Nessas ramificações, há fractais que copiam exatamente a figura central e outros que diferem. Uma das principais questões que a pesquisadora conseguiu responder é o que determina ocorrerem replicações fiéis ou alterações de forma. Viana explica que os fractais permeiam, por exemplo, a história do cinema. “Os primeiros usos de computação gráfica em filmes, nos anos 1980 e 1990, foram com fractais. Alguns tinham montanhas lá no fundo, por exemplo, mas as montanhas não estavam lá, eram fractais. Eles é que faziam essas paisagens.” Sistemas dinâmicos que produzem conjuntos fractais são utilizados também para estudos de mudanças climáticas, trajetórias de meteoritos e pesquisas sobre câncer.

Lomonaco e Araujo são as duas únicas mulheres em um instituto que soma 47 pesquisadores ao todo. Para a italiana, ser cientista tem alguns pressupostos que não se adéquam ao que a sociedade espera de uma mulher, como competitividade, uma certa dose de arrogância, egoísmo e ambição. “Se criamos uma menina de forma diferente, não é de se espantar que elas escolham carreiras diferentes das dos meninos.” Ela lembra o relato de um colega que queria comprar um presente para a neta. Na loja de brinquedos, buscou um kit do pequeno químico. Ao não encontrar, questionou a vendedora, que respondeu: “Você está na seção errada, esse brinquedo fica no setor de presentes para meninos”.
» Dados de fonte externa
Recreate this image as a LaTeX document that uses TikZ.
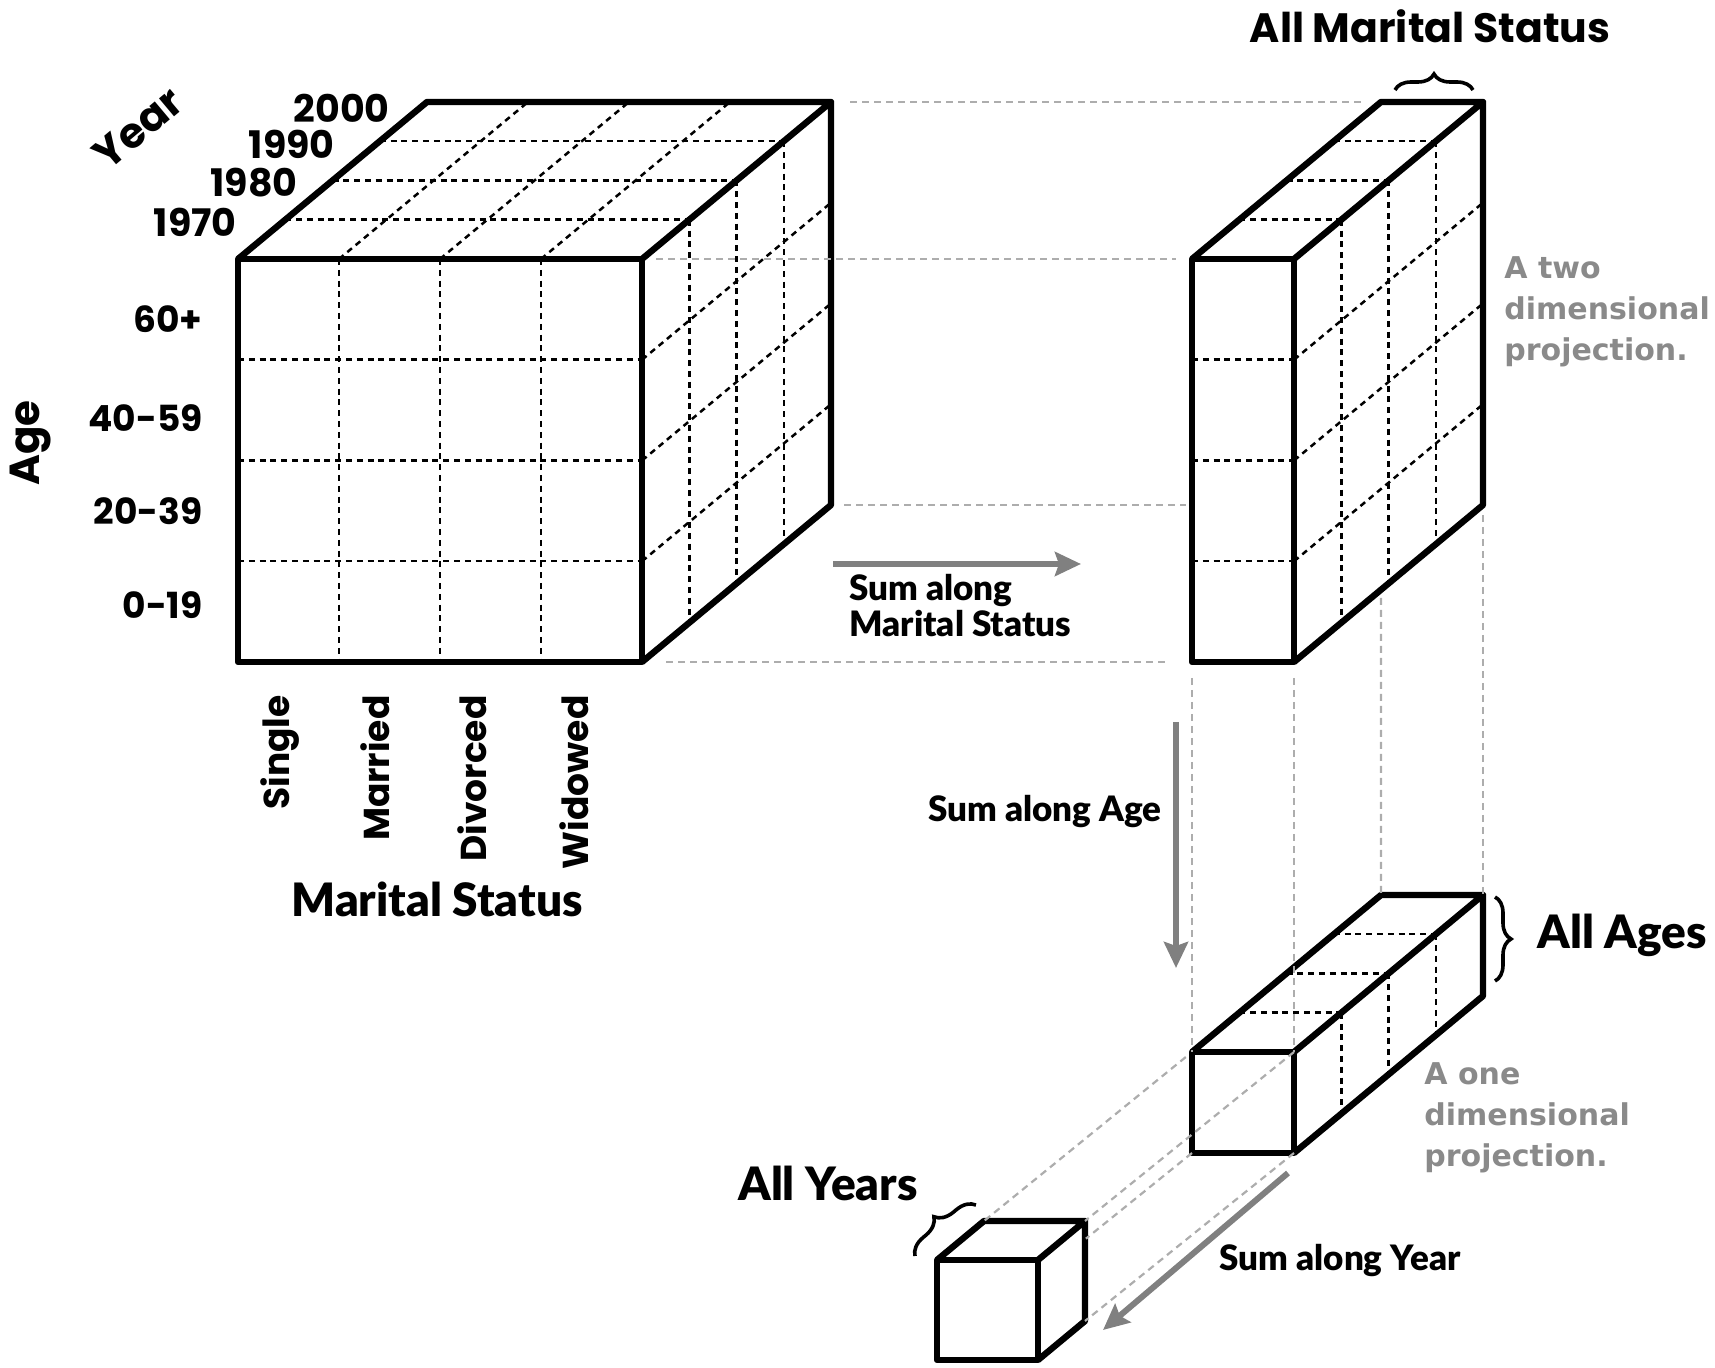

Nascida em Milão, ela cursou matemática na Universidade de Pádua. Depois fez parte dos estudos na Universidade de Barcelona, Espanha, onde cursou o mestrado e foi para a Universidade de Roskilde, na Dinamarca, para o doutorado. Chegou ao Brasil em 2014 e se tornou professora na Universidade de São Paulo. Em 2019, foi a primeira mulher a vencer o Prêmio da Sociedade Brasileira de Matemática.

A pressão masculina é forte na área em todo o mundo, ela conta. Na Universidade de Pádua, certa vez pediu para refazer uma prova na qual tinha tirado 5, algo permitido na Itália. Ao ouvir o pedido, o professor bateu algumas vezes a cabeça na mesa, alertando que seria impossível ela obter uma nota melhor.

Araujo, que é vice-presidente do Comitê para Mulheres na Matemática da União Internacional de Matemática, concorda com a colega. Segundo ela, a participação das mulheres em bolsas de produtividade em matemática no Conselho Nacional de Desenvolvimento Científico e Tecnológico (CNPq) é menor que 15%.